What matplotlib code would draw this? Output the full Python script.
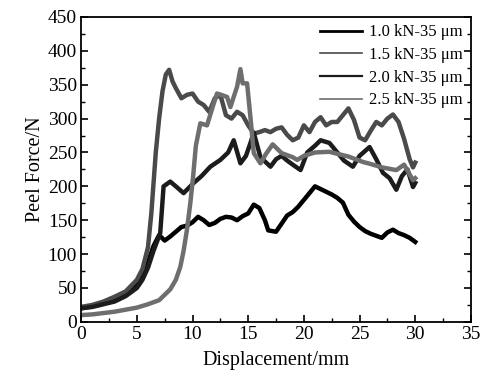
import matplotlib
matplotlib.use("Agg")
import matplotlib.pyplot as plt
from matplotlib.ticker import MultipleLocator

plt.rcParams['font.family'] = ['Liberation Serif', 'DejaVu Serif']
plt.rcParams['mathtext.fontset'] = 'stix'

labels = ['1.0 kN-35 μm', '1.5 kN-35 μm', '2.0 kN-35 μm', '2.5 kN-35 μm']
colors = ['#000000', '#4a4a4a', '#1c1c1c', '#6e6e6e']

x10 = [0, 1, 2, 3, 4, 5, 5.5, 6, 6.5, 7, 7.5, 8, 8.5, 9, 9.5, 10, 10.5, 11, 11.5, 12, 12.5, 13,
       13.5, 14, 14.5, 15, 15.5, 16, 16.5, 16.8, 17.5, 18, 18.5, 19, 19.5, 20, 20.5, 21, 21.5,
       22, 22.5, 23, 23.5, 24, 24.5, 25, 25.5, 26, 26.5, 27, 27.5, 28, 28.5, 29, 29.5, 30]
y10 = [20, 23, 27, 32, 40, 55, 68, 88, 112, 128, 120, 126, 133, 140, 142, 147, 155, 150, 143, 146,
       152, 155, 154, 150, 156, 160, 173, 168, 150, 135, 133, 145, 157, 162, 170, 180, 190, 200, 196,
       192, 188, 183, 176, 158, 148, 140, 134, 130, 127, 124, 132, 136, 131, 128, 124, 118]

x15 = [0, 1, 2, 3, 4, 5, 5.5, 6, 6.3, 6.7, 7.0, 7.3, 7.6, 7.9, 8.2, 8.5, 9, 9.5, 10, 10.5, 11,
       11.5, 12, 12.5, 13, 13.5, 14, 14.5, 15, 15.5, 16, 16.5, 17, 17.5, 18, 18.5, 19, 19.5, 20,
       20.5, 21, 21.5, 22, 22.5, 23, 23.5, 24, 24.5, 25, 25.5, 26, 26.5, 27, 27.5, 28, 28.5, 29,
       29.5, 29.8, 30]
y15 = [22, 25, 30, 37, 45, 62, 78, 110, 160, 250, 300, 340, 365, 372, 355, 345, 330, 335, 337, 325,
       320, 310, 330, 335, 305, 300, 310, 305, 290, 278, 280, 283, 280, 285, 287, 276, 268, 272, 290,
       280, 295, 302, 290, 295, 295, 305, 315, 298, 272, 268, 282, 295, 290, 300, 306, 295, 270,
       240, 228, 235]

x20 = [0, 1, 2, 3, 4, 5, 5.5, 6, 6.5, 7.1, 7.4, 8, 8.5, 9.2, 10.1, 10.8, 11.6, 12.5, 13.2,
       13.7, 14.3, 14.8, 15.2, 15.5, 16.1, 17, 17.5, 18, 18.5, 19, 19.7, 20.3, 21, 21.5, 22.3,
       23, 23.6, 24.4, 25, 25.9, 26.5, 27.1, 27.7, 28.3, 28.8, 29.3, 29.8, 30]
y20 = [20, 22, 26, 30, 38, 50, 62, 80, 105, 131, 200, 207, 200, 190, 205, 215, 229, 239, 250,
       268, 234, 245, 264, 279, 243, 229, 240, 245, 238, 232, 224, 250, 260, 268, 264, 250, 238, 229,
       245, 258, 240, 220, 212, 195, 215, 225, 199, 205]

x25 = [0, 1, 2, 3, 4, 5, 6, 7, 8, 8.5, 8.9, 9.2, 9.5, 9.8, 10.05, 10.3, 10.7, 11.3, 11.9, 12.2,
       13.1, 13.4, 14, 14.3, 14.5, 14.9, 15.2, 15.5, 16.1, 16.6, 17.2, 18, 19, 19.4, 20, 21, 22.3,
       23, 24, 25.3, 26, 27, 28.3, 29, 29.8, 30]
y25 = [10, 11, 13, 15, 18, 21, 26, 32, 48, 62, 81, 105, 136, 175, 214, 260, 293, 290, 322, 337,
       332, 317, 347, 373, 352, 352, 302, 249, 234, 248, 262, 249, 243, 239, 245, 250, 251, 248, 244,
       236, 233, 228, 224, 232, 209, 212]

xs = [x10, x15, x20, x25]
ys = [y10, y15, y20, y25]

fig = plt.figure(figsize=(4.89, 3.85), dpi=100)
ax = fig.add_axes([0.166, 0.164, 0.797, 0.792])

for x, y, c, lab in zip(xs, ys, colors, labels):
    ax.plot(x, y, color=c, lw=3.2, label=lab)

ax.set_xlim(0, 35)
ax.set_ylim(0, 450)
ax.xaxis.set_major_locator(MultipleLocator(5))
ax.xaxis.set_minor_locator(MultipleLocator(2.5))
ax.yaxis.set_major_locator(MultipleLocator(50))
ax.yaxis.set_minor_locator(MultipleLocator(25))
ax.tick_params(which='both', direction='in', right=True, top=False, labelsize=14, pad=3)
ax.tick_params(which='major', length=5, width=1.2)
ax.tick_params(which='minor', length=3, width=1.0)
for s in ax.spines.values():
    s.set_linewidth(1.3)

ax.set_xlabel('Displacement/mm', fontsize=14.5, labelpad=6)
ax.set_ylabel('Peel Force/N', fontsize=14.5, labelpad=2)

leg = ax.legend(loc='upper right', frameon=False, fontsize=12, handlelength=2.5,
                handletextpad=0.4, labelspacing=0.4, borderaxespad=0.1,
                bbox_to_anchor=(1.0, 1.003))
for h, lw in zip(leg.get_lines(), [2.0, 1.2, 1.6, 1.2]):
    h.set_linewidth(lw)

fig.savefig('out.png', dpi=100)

____

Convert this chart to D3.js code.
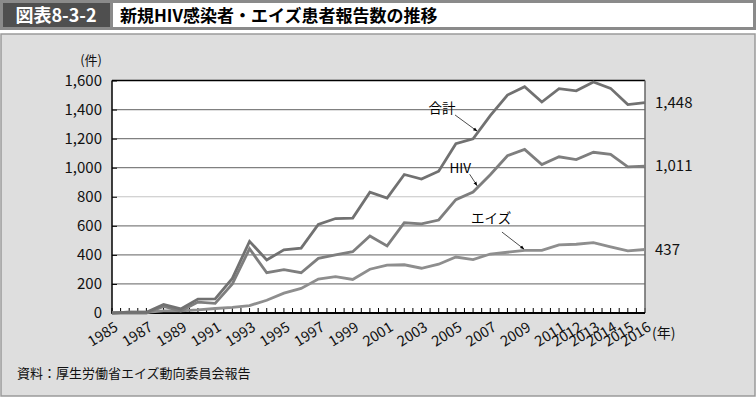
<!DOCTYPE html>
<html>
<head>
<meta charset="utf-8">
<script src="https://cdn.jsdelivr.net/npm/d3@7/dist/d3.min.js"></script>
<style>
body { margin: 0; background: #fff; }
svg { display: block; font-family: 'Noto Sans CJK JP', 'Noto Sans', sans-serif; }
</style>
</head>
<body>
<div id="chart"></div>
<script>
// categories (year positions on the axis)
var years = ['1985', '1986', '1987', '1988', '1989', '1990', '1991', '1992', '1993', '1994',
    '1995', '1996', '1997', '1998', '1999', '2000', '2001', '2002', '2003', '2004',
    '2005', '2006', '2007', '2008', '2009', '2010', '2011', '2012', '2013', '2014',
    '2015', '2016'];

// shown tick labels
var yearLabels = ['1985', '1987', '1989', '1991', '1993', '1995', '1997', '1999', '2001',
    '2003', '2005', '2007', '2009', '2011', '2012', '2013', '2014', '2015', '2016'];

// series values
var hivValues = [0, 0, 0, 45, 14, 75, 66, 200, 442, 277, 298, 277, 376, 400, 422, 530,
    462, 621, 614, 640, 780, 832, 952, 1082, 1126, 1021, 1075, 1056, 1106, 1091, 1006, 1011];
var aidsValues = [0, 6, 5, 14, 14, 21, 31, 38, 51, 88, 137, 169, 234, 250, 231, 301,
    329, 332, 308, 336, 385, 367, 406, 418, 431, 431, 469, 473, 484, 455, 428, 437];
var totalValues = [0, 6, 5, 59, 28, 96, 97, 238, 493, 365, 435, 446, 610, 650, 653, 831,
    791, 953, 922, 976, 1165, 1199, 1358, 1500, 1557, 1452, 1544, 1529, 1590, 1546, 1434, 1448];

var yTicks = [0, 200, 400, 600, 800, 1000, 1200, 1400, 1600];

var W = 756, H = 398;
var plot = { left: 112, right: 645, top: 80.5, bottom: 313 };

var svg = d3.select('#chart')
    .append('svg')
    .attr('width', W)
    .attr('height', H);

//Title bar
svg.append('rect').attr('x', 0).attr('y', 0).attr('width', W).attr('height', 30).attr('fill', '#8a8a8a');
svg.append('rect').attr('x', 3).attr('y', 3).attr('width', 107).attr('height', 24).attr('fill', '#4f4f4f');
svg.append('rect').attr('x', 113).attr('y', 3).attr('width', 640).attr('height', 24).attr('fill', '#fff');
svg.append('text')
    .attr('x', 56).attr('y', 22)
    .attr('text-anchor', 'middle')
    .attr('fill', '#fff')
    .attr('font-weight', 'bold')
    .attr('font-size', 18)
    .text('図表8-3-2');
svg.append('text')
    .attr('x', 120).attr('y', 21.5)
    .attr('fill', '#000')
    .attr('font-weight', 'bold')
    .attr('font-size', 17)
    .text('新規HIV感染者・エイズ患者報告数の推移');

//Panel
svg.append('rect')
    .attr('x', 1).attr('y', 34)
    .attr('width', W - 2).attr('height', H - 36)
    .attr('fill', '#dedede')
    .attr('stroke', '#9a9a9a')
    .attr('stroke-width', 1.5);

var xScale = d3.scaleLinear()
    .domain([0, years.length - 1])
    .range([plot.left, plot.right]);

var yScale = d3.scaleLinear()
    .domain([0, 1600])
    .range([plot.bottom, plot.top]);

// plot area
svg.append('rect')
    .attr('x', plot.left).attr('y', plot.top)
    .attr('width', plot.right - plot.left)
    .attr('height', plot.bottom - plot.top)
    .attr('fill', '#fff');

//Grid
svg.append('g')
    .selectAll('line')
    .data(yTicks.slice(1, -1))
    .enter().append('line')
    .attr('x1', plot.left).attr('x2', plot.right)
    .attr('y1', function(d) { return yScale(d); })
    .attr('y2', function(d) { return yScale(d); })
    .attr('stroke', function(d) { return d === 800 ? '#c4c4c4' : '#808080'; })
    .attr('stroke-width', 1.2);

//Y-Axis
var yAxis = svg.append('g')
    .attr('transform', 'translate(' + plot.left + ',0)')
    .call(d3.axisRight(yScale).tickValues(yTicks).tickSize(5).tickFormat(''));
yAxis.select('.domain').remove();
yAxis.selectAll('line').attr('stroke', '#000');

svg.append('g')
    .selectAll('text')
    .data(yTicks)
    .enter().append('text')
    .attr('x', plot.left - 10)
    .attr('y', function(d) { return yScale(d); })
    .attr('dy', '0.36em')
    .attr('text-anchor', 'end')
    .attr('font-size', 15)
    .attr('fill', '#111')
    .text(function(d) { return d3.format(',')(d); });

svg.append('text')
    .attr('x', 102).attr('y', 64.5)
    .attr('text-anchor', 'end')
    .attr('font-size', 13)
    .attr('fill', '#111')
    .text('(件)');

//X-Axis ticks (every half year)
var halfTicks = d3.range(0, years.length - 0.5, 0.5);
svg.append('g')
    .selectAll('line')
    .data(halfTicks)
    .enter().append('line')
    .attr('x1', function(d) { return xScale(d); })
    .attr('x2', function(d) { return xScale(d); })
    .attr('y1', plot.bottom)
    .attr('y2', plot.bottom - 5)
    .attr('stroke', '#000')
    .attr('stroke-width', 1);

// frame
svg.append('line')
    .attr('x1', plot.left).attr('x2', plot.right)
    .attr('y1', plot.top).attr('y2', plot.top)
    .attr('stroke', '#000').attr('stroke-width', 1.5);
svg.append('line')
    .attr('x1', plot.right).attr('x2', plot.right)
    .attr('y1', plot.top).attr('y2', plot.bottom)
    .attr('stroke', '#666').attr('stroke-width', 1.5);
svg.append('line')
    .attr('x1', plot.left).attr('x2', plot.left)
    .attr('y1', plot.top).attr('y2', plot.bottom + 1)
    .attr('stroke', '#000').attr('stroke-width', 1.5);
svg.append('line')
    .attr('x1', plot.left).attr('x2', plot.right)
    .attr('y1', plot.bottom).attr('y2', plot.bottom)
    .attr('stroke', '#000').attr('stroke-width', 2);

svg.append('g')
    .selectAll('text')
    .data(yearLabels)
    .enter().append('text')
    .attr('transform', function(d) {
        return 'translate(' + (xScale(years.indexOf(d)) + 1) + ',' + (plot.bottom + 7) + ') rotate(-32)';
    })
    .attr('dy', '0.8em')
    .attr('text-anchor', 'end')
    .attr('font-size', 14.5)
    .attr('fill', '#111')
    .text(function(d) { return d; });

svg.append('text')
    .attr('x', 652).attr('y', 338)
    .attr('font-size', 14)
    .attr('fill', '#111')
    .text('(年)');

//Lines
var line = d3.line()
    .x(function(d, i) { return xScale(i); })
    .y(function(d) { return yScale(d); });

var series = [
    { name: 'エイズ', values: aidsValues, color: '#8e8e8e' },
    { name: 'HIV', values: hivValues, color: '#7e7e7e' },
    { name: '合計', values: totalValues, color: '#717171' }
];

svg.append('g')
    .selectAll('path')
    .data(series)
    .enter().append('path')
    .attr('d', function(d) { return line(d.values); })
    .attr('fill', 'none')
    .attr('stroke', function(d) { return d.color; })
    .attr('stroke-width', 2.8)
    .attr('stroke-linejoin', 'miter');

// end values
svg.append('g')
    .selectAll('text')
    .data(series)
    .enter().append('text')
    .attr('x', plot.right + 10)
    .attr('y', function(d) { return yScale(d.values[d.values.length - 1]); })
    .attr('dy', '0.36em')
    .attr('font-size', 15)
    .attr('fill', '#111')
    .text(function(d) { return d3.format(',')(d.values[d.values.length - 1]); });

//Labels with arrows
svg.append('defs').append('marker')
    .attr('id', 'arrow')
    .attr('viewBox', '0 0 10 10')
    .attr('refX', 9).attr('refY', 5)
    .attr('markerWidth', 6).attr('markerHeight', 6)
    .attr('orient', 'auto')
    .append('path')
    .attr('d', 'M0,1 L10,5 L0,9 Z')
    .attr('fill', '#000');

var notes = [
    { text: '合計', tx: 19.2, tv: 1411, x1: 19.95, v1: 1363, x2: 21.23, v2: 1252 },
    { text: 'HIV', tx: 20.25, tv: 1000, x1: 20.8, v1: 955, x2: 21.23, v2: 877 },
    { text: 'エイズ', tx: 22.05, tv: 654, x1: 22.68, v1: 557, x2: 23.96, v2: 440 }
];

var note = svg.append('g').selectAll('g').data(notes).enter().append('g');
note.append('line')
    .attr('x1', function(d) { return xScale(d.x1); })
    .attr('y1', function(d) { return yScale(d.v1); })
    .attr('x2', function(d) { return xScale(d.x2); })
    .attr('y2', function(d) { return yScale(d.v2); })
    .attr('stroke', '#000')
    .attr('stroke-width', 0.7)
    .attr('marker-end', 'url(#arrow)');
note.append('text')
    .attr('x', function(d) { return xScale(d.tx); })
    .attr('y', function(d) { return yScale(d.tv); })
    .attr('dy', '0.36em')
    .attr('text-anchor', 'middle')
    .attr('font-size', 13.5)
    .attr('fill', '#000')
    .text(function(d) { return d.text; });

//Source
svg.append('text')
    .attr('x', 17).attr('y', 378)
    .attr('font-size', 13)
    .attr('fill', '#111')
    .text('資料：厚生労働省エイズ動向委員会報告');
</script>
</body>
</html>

____

— YOUR GOAL —
Drop the images and output only the lines from the one that contains "What matplotlib code" to the one that contains "128, 124, 118]", both included.

— FINAL RESULT —
What matplotlib code would draw this? Output the full Python script.
import matplotlib
matplotlib.use("Agg")
import matplotlib.pyplot as plt
from matplotlib.ticker import MultipleLocator

plt.rcParams['font.family'] = ['Liberation Serif', 'DejaVu Serif']
plt.rcParams['mathtext.fontset'] = 'stix'

labels = ['1.0 kN-35 μm', '1.5 kN-35 μm', '2.0 kN-35 μm', '2.5 kN-35 μm']
colors = ['#000000', '#4a4a4a', '#1c1c1c', '#6e6e6e']

x10 = [0, 1, 2, 3, 4, 5, 5.5, 6, 6.5, 7, 7.5, 8, 8.5, 9, 9.5, 10, 10.5, 11, 11.5, 12, 12.5, 13,
       13.5, 14, 14.5, 15, 15.5, 16, 16.5, 16.8, 17.5, 18, 18.5, 19, 19.5, 20, 20.5, 21, 21.5,
       22, 22.5, 23, 23.5, 24, 24.5, 25, 25.5, 26, 26.5, 27, 27.5, 28, 28.5, 29, 29.5, 30]
y10 = [20, 23, 27, 32, 40, 55, 68, 88, 112, 128, 120, 126, 133, 140, 142, 147, 155, 150, 143, 146,
       152, 155, 154, 150, 156, 160, 173, 168, 150, 135, 133, 145, 157, 162, 170, 180, 190, 200, 196,
       192, 188, 183, 176, 158, 148, 140, 134, 130, 127, 124, 132, 136, 131, 128, 124, 118]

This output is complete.